Sus pinceles son un capítulo aparte. A fines de la secundaria, en una feria en Buenos Aires, descubrió una caja que lo cambió todo: “Mis compañeros me decían que los pinceles que yo usaba no eran los indicados. Cuando estaba en sexto año de secundaria fui a una feria de máquinas de herramientas y vi a un hombre pintando un cartel: él me dio la dirección para comprarlos, una “buen alma”, recordó. “Al otro día fui a la librería: me sacaron una caja llena, me enamoré. Con mis otros pinceles pintaba dos letras y se acababa la pintura; con estos podía terminar un renglón entero”, relató. Eran especiales, hechos –como luego comprobó en un libro– con pelos de la oreja de la vaca. “Desde entonces jamás los cambié. Siempre trato de tener un buen stock. La fábrica está en Mar del Plata y es parte de mi historia”.

Un arte vivo

Hoy el fileteado atraviesa fronteras. Se pinta en Europa, en Japón; se dictan talleres, se multiplican en murales, tatuajes y galerías. En las últimas décadas, las mujeres también ganaron espacios en un oficio históricamente masculino, aportando nuevas sensibilidades. Hay una asociación creada en 2012, que reúne a maestros, aprendices y entusiastas y cada 14 de septiembre, Buenos Aires celebra su día.

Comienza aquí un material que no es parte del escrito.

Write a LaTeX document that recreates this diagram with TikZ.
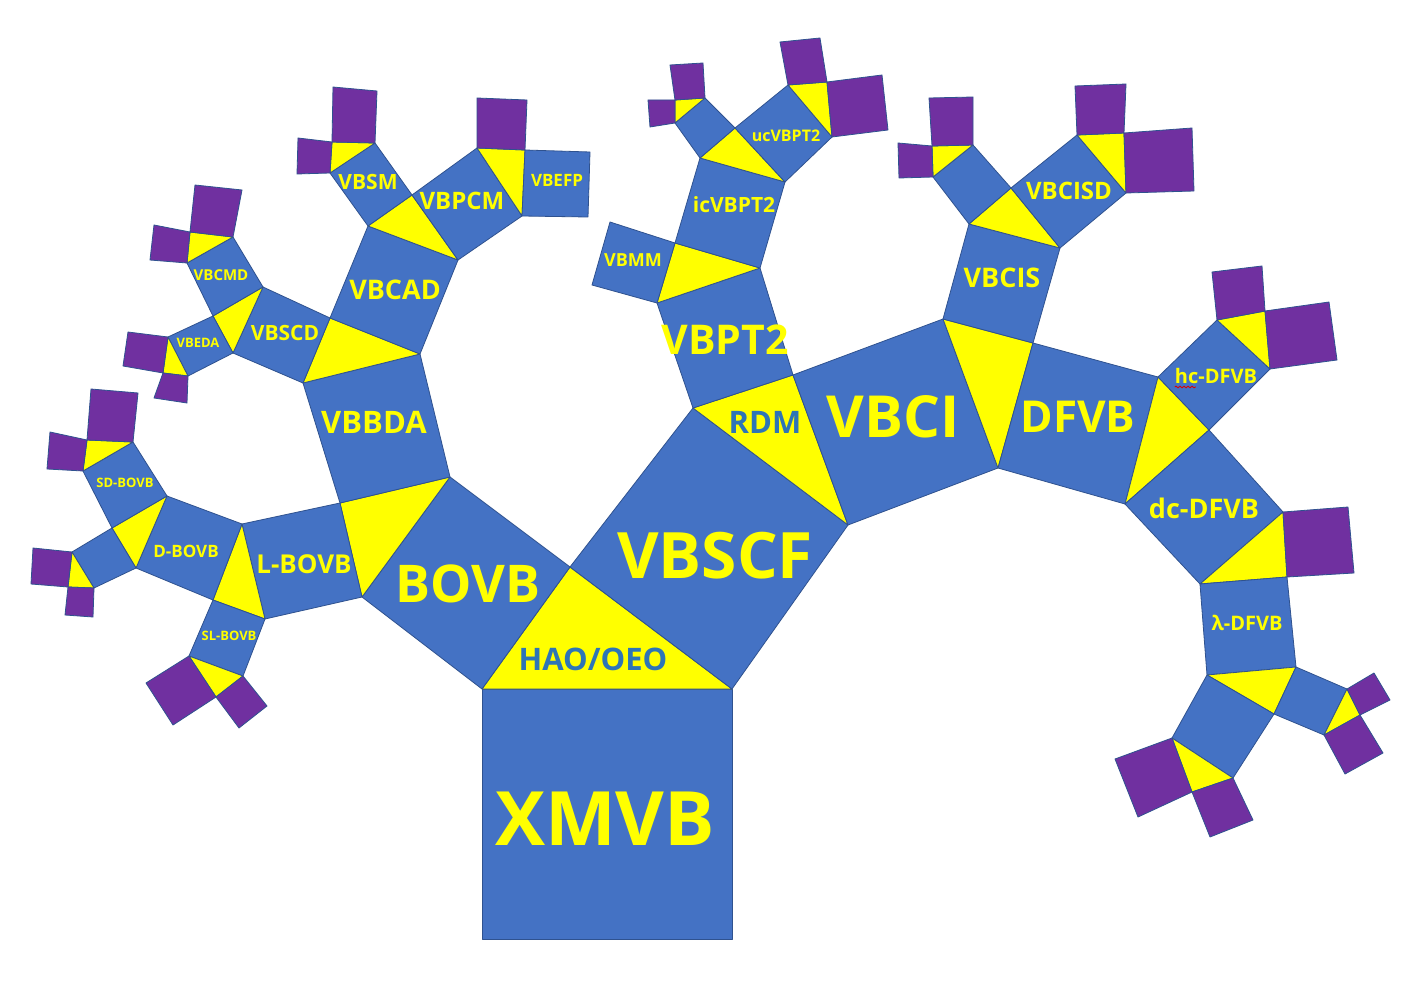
\documentclass[tikz,border=0pt]{standalone}
\usepackage{fontspec}
\setmainfont{Open Sans}
\usetikzlibrary{decorations.pathmorphing}
\definecolor{tblue}{HTML}{4472C4}
\definecolor{tyellow}{HTML}{FFFF00}
\definecolor{tpurple}{HTML}{7030A0}
\definecolor{tedge}{HTML}{2F528F}
\definecolor{tlabblue}{HTML}{2E75B6}
\newcommand\lbf[1]{\bfseries\fontsize{#1}{#1}\selectfont}
\begin{document}
\begin{tikzpicture}[x=1pt,y=-1pt,
 sq/.style={fill=tblue, draw=tedge, line width=0.8pt, line join=round},
 tr/.style={fill=tyellow, draw=tedge, line width=0.8pt, line join=round},
 lf/.style={fill=tpurple, draw=tedge, line width=0.8pt, line join=round},
 lab/.style={text=tyellow, inner sep=0pt, anchor=base},
 labb/.style={text=tlabblue, inner sep=0pt, anchor=base}]
\fill[white] (0,0) rectangle (1419,984);
\useasboundingbox (0,0) rectangle (1419,984);
% root
\draw[sq] (482,939)--(732,939)--(732,689)--(482,689)--cycle;
\draw[tr] (482,689)--(570,567)--(732,689)--cycle;
% BOVB
\draw[sq] (482,689)--(570,567)--(450,477)--(362,597)--cycle;
\draw[tr] (362,597)--(340,503)--(450,477)--cycle;
% L-BOVB
\draw[sq] (362,597)--(340,503)--(242,524)--(265,619)--cycle;
\draw[tr] (265,619)--(213,600)--(242,524)--cycle;
% SL-BOVB
\draw[sq] (265,619)--(213,600)--(189,656)--(243,676)--cycle;
\draw[tr] (243,676)--(216,697)--(189,656)--cycle;
\draw[lf] (243,676)--(216,697)--(239,728)--(267,706)--cycle;
\draw[lf] (216,697)--(189,656)--(146,683)--(173,725)--cycle;
% D-BOVB
\draw[sq] (213,600)--(242,524)--(167,496)--(136,568)--cycle;
\draw[tr] (136,568)--(112,528)--(167,496)--cycle;
\draw[sq] (136,568)--(112,528)--(72,552)--(94,588)--cycle;
\draw[tr] (94,588)--(68,587)--(72,552)--cycle;
\draw[lf] (94,588)--(68,587)--(65,615)--(93,617)--cycle;
\draw[lf] (68,587)--(72,552)--(33,548)--(31,584)--cycle;
% SD-BOVB
\draw[sq] (112,528)--(167,496)--(133,442)--(83,471)--cycle;
\draw[tr] (83,471)--(87,440)--(133,442)--cycle;
\draw[lf] (83,471)--(87,440)--(50,432)--(47,469)--cycle;
\draw[lf] (87,440)--(133,442)--(138,393)--(91,389)--cycle;
% VBBDA
\draw[sq] (340,503)--(450,477)--(420,354)--(303,383)--cycle;
\draw[tr] (303,383)--(330,318)--(420,354)--cycle;
% VBSCD
\draw[sq] (303,383)--(330,318)--(263,287)--(233,353)--cycle;
\draw[tr] (233,353)--(213,316)--(263,287)--cycle;
% VBEDA
\draw[sq] (233,353)--(213,316)--(168,337)--(188,376)--cycle;
\draw[tr] (188,376)--(163,373)--(168,337)--cycle;
\draw[lf] (188,376)--(163,373)--(154,398)--(187,403)--cycle;
\draw[lf] (163,373)--(168,337)--(128,332)--(123,366)--cycle;
% VBCMD
\draw[sq] (213,316)--(263,287)--(233,237)--(187,263)--cycle;
\draw[tr] (187,263)--(190,232)--(233,237)--cycle;
\draw[lf] (187,263)--(190,232)--(154,225)--(150,260)--cycle;
\draw[lf] (190,232)--(233,237)--(242,190)--(195,185)--cycle;
% VBCAD
\draw[sq] (330,318)--(420,354)--(458,260)--(368,226)--cycle;
\draw[tr] (368,226)--(412,195)--(458,260)--cycle;
% VBSM
\draw[sq] (368,226)--(412,195)--(375,143)--(330,173)--cycle;
\draw[tr] (330,173)--(332,142)--(375,143)--cycle;
\draw[lf] (330,173)--(332,142)--(298,138)--(297,174)--cycle;
\draw[lf] (332,142)--(375,143)--(377,91)--(333,87)--cycle;
% VBPCM
\draw[sq] (412,195)--(458,260)--(522,216)--(477,148)--cycle;
\draw[tr] (477,148)--(525,150)--(522,216)--cycle;
\draw[lf] (477,148)--(525,150)--(527,100)--(477,98)--cycle;
\draw[sq] (525,150)--(522,216)--(588,217)--(590,152)--cycle;
% VBSCF
\draw[sq] (570,567)--(732,689)--(848,525)--(693,408)--cycle;
\draw[tr] (693,408)--(793,375)--(848,525)--cycle;
% VBPT2
\draw[sq] (693,408)--(793,375)--(760,268)--(657,303)--cycle;
\draw[tr] (657,303)--(675,243)--(760,268)--cycle;
\draw[sq] (657,303)--(675,243)--(610,222)--(592,285)--cycle;
% icVBPT2
\draw[sq] (675,243)--(760,268)--(785,182)--(700,158)--cycle;
\draw[tr] (700,158)--(735,128)--(785,182)--cycle;
\draw[sq] (700,158)--(735,128)--(705,98)--(675,123)--cycle;
\draw[tr] (675,123)--(675,100)--(705,98)--cycle;
\draw[lf] (675,123)--(675,100)--(648,100)--(650,127)--cycle;
\draw[lf] (675,100)--(705,98)--(703,63)--(670,65)--cycle;
% ucVBPT2
\draw[sq] (735,128)--(785,182)--(832,137)--(788,85)--cycle;
\draw[tr] (788,85)--(827,82)--(832,137)--cycle;
\draw[lf] (788,85)--(827,82)--(820,38)--(780,42)--cycle;
\draw[lf] (827,82)--(832,137)--(888,130)--(882,75)--cycle;
% VBCI
\draw[sq] (793,375)--(848,525)--(998,468)--(943,319)--cycle;
\draw[tr] (943,319)--(1033,343)--(998,468)--cycle;
% VBCIS
\draw[sq] (943,319)--(1033,343)--(1060,248)--(969,224)--cycle;
\draw[tr] (969,224)--(1011,188)--(1060,248)--cycle;
\draw[sq] (969,224)--(1011,188)--(973,145)--(933,177)--cycle;
\draw[tr] (933,177)--(932,146)--(973,145)--cycle;
\draw[lf] (933,177)--(932,146)--(898,143)--(899,178)--cycle;
\draw[lf] (932,146)--(973,145)--(973,97)--(929,98)--cycle;
% VBCISD
\draw[sq] (1011,188)--(1060,248)--(1126,193)--(1077,135)--cycle;
\draw[tr] (1077,135)--(1124,133)--(1126,193)--cycle;
\draw[lf] (1077,135)--(1124,133)--(1126,84)--(1075,86)--cycle;
\draw[lf] (1124,133)--(1126,193)--(1194,191)--(1192,128)--cycle;
% DFVB
\draw[sq] (1033,343)--(998,468)--(1125,504)--(1158,377)--cycle;
\draw[tr] (1158,377)--(1209,430)--(1125,504)--cycle;
% hc-DFVB
\draw[sq] (1158,377)--(1209,430)--(1270,369)--(1217,320)--cycle;
\draw[tr] (1217,320)--(1265,311)--(1270,369)--cycle;
\draw[lf] (1217,320)--(1265,311)--(1262,266)--(1212,272)--cycle;
\draw[lf] (1265,311)--(1270,369)--(1337,360)--(1329,302)--cycle;
% dc-DFVB
\draw[sq] (1209,430)--(1125,504)--(1200,584)--(1283,512)--cycle;
\draw[tr] (1283,512)--(1287,577)--(1200,584)--cycle;
\draw[lf] (1283,512)--(1287,577)--(1354,573)--(1348,507)--cycle;
% lambda-DFVB
\draw[sq] (1287,577)--(1200,584)--(1207,675)--(1296,667)--cycle;
\draw[tr] (1296,667)--(1274,714)--(1207,675)--cycle;
\draw[sq] (1296,667)--(1274,714)--(1324,735)--(1347,689)--cycle;
\draw[tr] (1347,689)--(1360,715)--(1324,735)--cycle;
\draw[lf] (1347,689)--(1360,715)--(1390,700)--(1374,673)--cycle;
\draw[lf] (1360,715)--(1324,735)--(1345,774)--(1383,753)--cycle;
\draw[sq] (1274,714)--(1207,675)--(1172,738)--(1233,778)--cycle;
\draw[tr] (1233,778)--(1192,792)--(1172,738)--cycle;
\draw[lf] (1233,778)--(1192,792)--(1210,837)--(1253,820)--cycle;
\draw[lf] (1192,792)--(1172,738)--(1115,759)--(1138,817)--cycle;
% labels
\node[lab, font=\lbf{75}] (lxmvb) at (605,845) {XMVB};
\node[lab, font=\lbf{64}] (lvbscf) at (715,578) {VBSCF};
\node[lab, font=\lbf{52}] (lbovb) at (468,602) {BOVB};
\node[lab, font=\lbf{58}] (lvbci) at (893,437) {VBCI};
\node[lab, font=\lbf{44}] (ldfvb) at (1078,432) {DFVB};
\node[lab, font=\lbf{41}] (lvbpt2) at (725,355) {VBPT2};
\node[lab, font=\lbf{31}] (lvbbda) at (374,433) {VBBDA};
\node[labb, font=\lbf{31}] (lhao) at (593,670) {HAO/OEO};
\node[labb, font=\lbf{31}] (lrdm) at (765,433) {RDM};
\node[lab, font=\lbf{26}] (llbovb) at (304,573) {L-BOVB};
\node[lab, font=\lbf{17}] (ldbovb) at (186,557) {D-BOVB};
\node[lab, font=\lbf{13}] (lsdbovb) at (125,487) {SD-BOVB};
\node[lab, font=\lbf{13}] (lslbovb) at (229,640) {SL-BOVB};
\node[lab, font=\lbf{27}] (lvbcad) at (395,300) {VBCAD};
\node[lab, font=\lbf{21}] (lvbscd) at (285,341) {VBSCD};
\node[lab, font=\lbf{15}] (lvbcmd) at (221,281) {VBCMD};
\node[lab, font=\lbf{13}] (lvbeda) at (198,348) {VBEDA};
\node[lab, font=\lbf{21}] (lvbsm) at (368,190) {VBSM};
\node[lab, font=\lbf{24}] (lvbpcm) at (462,210) {VBPCM};
\node[lab, font=\lbf{17}] (lvbefp) at (557,187) {VBEFP};
\node[lab, font=\lbf{18}] (lvbmm) at (633,267) {VBMM};
\node[lab, font=\lbf{21}] (licvbpt2) at (734,213) {icVBPT2};
\node[lab, font=\lbf{16}] (lucvbpt2) at (786,142) {ucVBPT2};
\node[lab, font=\lbf{27}] (lvbcis) at (1002,288) {VBCIS};
\node[lab, font=\lbf{24}] (lvbcisd) at (1069,200) {VBCISD};
\node[lab, font=\lbf{20}] (lhc) at (1216,383) {hc-DFVB};
\node[lab, font=\lbf{27}] (ldc) at (1204,518) {dc-DFVB};
\node[lab, font=\lbf{20}] (llam) at (1247,630) {λ-DFVB};
\draw[red!85!black, line width=0.8pt, decorate,
  decoration={snake, amplitude=0.9pt, segment length=4pt}]
  ([yshift=-4pt]lhc.base west) -- ++(21,0);
\end{tikzpicture}
\end{document}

Para Ríos, sin embargo, el arte está en otro lado: en la calle. En ese instante exacto en que la línea -mínima pero decisiva- sostiene una tradición centenaria. “Para mí, lo importante es que la gente mire el trabajo y vuelva a mirarlo” dice, mientras carga el pincel una vez más. En el brillo del aguarrás se dibuja la próxima letra. Y en la curva perfecta del trazo, la ciudad -la que manejó durante 40 años, la que pinta desde los 15- vuelve a escribirse.